**Stated problem**
Do not repeat pictures. Repeat exactly the lines of the listing below from its first line through the line with "2717, 2810, 2779]".

**Data**
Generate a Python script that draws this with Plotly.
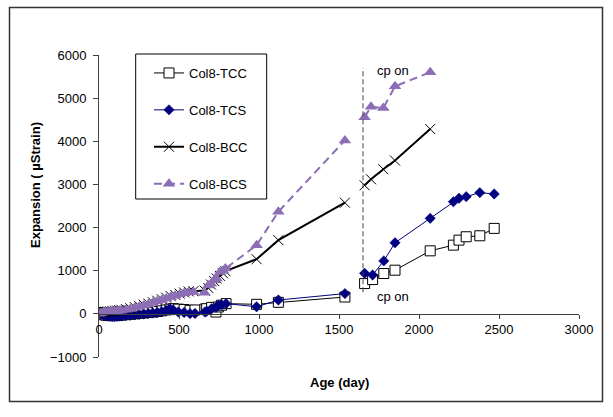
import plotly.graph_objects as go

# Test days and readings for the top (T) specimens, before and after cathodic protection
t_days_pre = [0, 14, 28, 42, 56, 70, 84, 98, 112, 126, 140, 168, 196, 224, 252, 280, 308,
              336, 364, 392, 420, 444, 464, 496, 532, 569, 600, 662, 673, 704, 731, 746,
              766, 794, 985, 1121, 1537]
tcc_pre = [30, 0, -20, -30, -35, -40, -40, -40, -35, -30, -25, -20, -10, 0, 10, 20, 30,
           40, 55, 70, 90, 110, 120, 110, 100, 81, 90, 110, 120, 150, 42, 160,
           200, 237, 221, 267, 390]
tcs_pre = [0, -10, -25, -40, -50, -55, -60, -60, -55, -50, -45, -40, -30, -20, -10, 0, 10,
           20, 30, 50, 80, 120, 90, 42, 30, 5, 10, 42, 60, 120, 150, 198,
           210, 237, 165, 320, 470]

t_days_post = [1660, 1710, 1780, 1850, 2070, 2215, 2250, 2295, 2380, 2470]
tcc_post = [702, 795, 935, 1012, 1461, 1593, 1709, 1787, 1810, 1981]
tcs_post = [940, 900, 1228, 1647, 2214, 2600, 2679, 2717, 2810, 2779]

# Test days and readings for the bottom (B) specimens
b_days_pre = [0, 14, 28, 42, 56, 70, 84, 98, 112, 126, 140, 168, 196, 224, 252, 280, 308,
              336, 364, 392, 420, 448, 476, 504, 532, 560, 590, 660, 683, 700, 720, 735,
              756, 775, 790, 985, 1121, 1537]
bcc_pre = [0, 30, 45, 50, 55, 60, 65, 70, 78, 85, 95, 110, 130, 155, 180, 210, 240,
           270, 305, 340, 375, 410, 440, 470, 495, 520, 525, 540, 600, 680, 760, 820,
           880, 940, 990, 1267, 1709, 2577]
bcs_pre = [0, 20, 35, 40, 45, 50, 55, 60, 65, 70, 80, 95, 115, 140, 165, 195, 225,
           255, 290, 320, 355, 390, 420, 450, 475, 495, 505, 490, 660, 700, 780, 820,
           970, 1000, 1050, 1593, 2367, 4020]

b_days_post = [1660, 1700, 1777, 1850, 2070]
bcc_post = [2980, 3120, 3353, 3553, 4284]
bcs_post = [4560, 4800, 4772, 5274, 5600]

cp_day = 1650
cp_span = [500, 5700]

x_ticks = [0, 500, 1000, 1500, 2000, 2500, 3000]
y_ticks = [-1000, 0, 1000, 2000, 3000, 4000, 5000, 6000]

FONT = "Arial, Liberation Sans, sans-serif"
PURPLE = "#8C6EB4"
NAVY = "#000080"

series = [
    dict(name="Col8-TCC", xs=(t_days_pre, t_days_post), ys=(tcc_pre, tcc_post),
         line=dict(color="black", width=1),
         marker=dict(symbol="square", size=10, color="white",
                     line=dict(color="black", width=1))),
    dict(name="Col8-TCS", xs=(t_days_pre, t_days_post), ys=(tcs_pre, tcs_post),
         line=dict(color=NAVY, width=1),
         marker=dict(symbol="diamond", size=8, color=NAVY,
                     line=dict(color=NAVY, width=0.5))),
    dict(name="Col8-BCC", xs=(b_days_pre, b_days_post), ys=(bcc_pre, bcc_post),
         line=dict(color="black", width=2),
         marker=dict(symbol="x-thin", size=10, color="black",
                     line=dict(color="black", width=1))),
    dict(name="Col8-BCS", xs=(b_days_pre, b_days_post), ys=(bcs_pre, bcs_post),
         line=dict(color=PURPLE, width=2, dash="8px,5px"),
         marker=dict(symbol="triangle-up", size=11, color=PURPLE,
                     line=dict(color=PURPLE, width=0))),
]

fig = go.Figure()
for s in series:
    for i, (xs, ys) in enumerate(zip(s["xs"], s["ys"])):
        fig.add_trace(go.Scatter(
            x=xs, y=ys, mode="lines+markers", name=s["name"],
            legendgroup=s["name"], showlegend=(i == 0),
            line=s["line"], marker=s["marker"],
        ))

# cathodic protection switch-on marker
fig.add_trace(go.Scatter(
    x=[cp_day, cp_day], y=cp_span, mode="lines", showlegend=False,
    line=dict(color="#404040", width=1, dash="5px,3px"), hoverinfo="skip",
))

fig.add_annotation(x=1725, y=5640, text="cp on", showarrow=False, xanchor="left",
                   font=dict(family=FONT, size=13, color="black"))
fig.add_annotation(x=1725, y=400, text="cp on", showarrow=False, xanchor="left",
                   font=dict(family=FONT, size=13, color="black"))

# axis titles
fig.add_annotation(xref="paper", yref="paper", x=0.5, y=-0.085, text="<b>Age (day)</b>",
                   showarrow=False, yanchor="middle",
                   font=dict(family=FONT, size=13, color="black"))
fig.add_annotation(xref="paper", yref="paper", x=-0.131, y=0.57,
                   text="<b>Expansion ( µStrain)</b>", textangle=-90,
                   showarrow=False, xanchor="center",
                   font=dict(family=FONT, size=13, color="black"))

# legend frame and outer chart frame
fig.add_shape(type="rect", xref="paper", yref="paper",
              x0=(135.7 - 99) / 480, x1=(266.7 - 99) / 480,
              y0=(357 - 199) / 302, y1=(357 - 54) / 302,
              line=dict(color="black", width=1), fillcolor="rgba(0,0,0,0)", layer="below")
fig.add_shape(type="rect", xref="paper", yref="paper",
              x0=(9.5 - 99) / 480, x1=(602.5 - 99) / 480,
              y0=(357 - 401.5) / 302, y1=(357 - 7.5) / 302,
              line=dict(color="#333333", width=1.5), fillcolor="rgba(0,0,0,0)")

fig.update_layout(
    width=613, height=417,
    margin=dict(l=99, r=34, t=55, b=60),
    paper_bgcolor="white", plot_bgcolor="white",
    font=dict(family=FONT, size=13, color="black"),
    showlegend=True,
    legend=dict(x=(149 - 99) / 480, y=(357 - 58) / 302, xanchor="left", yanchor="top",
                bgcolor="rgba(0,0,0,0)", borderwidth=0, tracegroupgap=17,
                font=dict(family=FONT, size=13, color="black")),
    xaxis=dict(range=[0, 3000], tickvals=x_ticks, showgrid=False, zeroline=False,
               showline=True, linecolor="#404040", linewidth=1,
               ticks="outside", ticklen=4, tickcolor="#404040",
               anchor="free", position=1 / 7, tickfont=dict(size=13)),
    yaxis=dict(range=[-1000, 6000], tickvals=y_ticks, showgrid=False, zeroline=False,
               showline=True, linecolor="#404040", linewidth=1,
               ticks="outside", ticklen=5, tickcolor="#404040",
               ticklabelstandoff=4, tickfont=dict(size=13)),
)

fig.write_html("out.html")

**Written answer**
Generate a Python script that draws this with Plotly.
import plotly.graph_objects as go

# Test days and readings for the top (T) specimens, before and after cathodic protection
t_days_pre = [0, 14, 28, 42, 56, 70, 84, 98, 112, 126, 140, 168, 196, 224, 252, 280, 308,
              336, 364, 392, 420, 444, 464, 496, 532, 569, 600, 662, 673, 704, 731, 746,
              766, 794, 985, 1121, 1537]
tcc_pre = [30, 0, -20, -30, -35, -40, -40, -40, -35, -30, -25, -20, -10, 0, 10, 20, 30,
           40, 55, 70, 90, 110, 120, 110, 100, 81, 90, 110, 120, 150, 42, 160,
           200, 237, 221, 267, 390]
tcs_pre = [0, -10, -25, -40, -50, -55, -60, -60, -55, -50, -45, -40, -30, -20, -10, 0, 10,
           20, 30, 50, 80, 120, 90, 42, 30, 5, 10, 42, 60, 120, 150, 198,
           210, 237, 165, 320, 470]

t_days_post = [1660, 1710, 1780, 1850, 2070, 2215, 2250, 2295, 2380, 2470]
tcc_post = [702, 795, 935, 1012, 1461, 1593, 1709, 1787, 1810, 1981]
tcs_post = [940, 900, 1228, 1647, 2214, 2600, 2679, 2717, 2810, 2779]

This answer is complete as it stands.